Now in late Oct 2017 and another trip to the welder to try to sort out an
issue with the new petrol tank (which is for the old model 340) reveals
that he has been beavering away at fitting it all back together and
waxoyling where its needed. The front is still to be tackled. He is going
to try to modify the tank opening so the original sender unit will fit.
Now in early-Nov 2017 and have been fiddling about with the 360, mainly to
improve the feel of the brake pedal. A fairly quick bleed-through of the
system showed that there was some air in the pipes to the rear brakes. Job
See it, say it, sorted. Well, that isn't true for my efforts to wire-in a
bleeper for the indicator light flasher unit so that I can be reminded
that the indicator or hazard lights are left on. I wired it in and it
works semi-OK when the engine is off, but as soon as its running, the
bleeper makes odd noises all the time. So, I will try one more bleeper and
see if it is less prone to interference or poor earthing, etc, and if not
then the idea will have to be confined to a back-burner for a bit while I
work out what to do, but its not terribly important anyway.

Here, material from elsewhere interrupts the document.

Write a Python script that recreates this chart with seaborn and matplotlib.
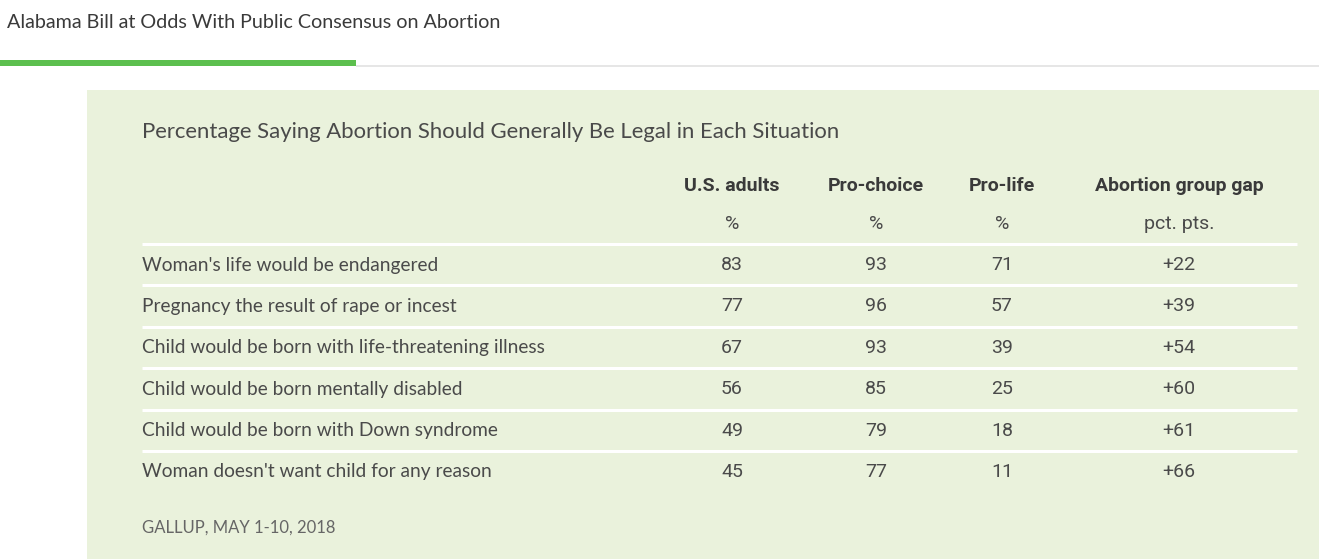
import matplotlib
matplotlib.use("Agg")
import matplotlib.pyplot as plt
import seaborn as sns
from matplotlib.patches import Rectangle

# Table data
situations = [
    "Woman's life would be endangered",
    "Pregnancy the result of rape or incest",
    "Child would be born with life-threatening illness",
    "Child would be born mentally disabled",
    "Child would be born with Down syndrome",
    "Woman doesn't want child for any reason",
]
us_adults = [83, 77, 67, 56, 49, 45]
pro_choice = [93, 96, 93, 85, 79, 77]
pro_life = [71, 57, 39, 25, 18, 11]
group_gap = [22, 39, 54, 60, 61, 66]

col_headers = ["U.S. adults", "Pro-choice", "Pro-life", "Abortion group gap"]
col_units = ["%", "%", "%", "pct. pts."]

page_title = "Alabama Bill at Odds With Public Consensus on Abortion"
chart_title = "Percentage Saying Abortion Should Generally Be Legal in Each Situation"
source_note = "GALLUP, MAY 1-10, 2018"

sns.set_theme(style="white")
plt.rcParams["font.family"] = ["Lato", "DejaVu Sans"]

W, H = 1319, 559
fig = plt.figure(figsize=(W / 100, H / 100), dpi=100)
ax = fig.add_axes([0, 0, 1, 1])
ax.set_xlim(0, W)
ax.set_ylim(H, 0)
ax.axis("off")

panel_bg = "#eaf2dc"
text_dark = "#3a3a3a"
text_body = "#4a4a4a"
num_font = ["Roboto", "DejaVu Sans"]

# page header
ax.text(7, 22, page_title, fontsize=14.2, color=text_dark, va="center", ha="left")
ax.add_patch(Rectangle((356, 65), W - 356, 2, color="#e6e6e6", lw=0))
ax.add_patch(Rectangle((0, 60), 356, 6, color="#5cbf4e", lw=0))

# panel
ax.add_patch(Rectangle((87, 90), W - 87, H - 90, color=panel_bg, lw=0))
ax.text(142, 132, chart_title, fontsize=15.9, color=text_body, va="center", ha="left")

col_x = [732, 876, 1002, 1179]
for x, hdr, unit in zip(col_x, col_headers, col_units):
    ax.text(x, 186, hdr, fontsize=14, fontweight="bold", color=text_dark,
            va="center", ha="center", family=num_font)
    ax.text(x, 224, unit, fontsize=14, color=text_body, va="center", ha="center",
            family=num_font)

row0, step = 265, 41.4
for i, label in enumerate(situations):
    y = row0 + i * step
    ax.plot([142, 1297], [y - 21, y - 21], color="white", lw=2.2, solid_capstyle="butt")
    ax.text(142, y, label, fontsize=13.8, color=text_body, va="center", ha="left")
    values = [str(us_adults[i]), str(pro_choice[i]), str(pro_life[i]), f"+{group_gap[i]}"]
    for x, v in zip(col_x, values):
        ax.text(x, y, v, fontsize=14, color=text_body, va="center", ha="center",
                family=num_font)

ax.text(142, 528, source_note, fontsize=12, color="#666666", va="center", ha="left")

fig.savefig("out.png", dpi=100, facecolor="white")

Late Nov 2017 and more issues arise whilst trying to get the 360 back into
use as daily transport - the ignition starts cutting-out again. This
immediately brings back memories of struggling with the connections on the
back of the fuse box and so a few days are spent removing it, cleaning it
and the connection blocks, testing a 'new' fuse box in my collection
(which still doesn't seem to work) and generally slowly getting it all
back together again with the original fuse box. I don't like this job,
mainly because its high stress to be lying on your back in the driver's
footwell, cursing and trying to get the fuse box screws back into place.
Anyhow, the end product seems to be a working car!